Mark Fletcher's theatrical debut, Patrick and the Whale, is remarkable. From the opening sequence starring the documentary's subject, Patrick Dykstra and the whales he has come to know like family, it is clear that the documentary is a love story both in theme and production process. Fletcher is humble, introducing the film at its TIFF World Premiere by crediting the whales as co-directors, acknowledging that they had an ultimate say on where the story went.

At a crowd-pleasing 72 minutes, the producers mention that the festival cut could easily not be the final film citing an additional 50 minutes they think would work perfectly, but what a fine production Fletcher has made.

It's ultimately a story of friendship and, in its own way, a sci-fi film. The shots captured do not feel real. They are close to nature in ways we have not seen before and will likely wait a long time to see again. The intimacy built between Dykstra and the whales feels human. He acknowledges their autonomy and treats his friends with respect, but the film does grow to become a conversation on greed and the effects that has when we take for granted the connections we curate in this life. 
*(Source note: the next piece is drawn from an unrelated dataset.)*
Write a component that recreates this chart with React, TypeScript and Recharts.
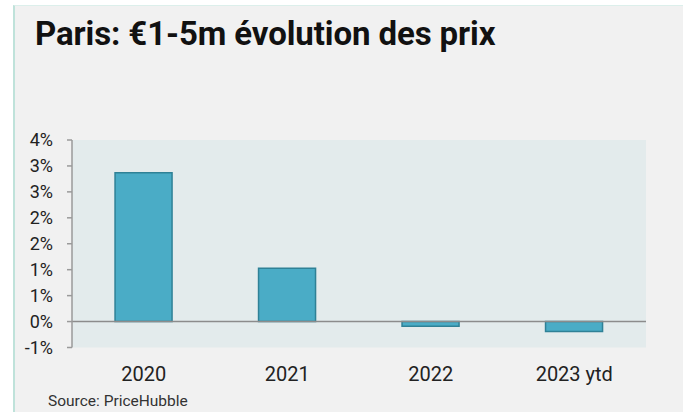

As Fletcher freely states, the whales are directors of this production, thus comes the unpredictability when making films in coalition with nature. Despite this, the film is short enough to feel cohesive and unwaveringly focused, and its charm is that it manages to be educational without ever being dull. Patrick Dykstra is an encyclopedia of knowledge, but he has a way of translating that to an audience that makes it accessible. Fletcher captures the passion in Dykstra that ignites a passion in us. We embrace every inch of this story because it is so easy to love what the filmmakers have clearly loved making - we get an invite into their joy.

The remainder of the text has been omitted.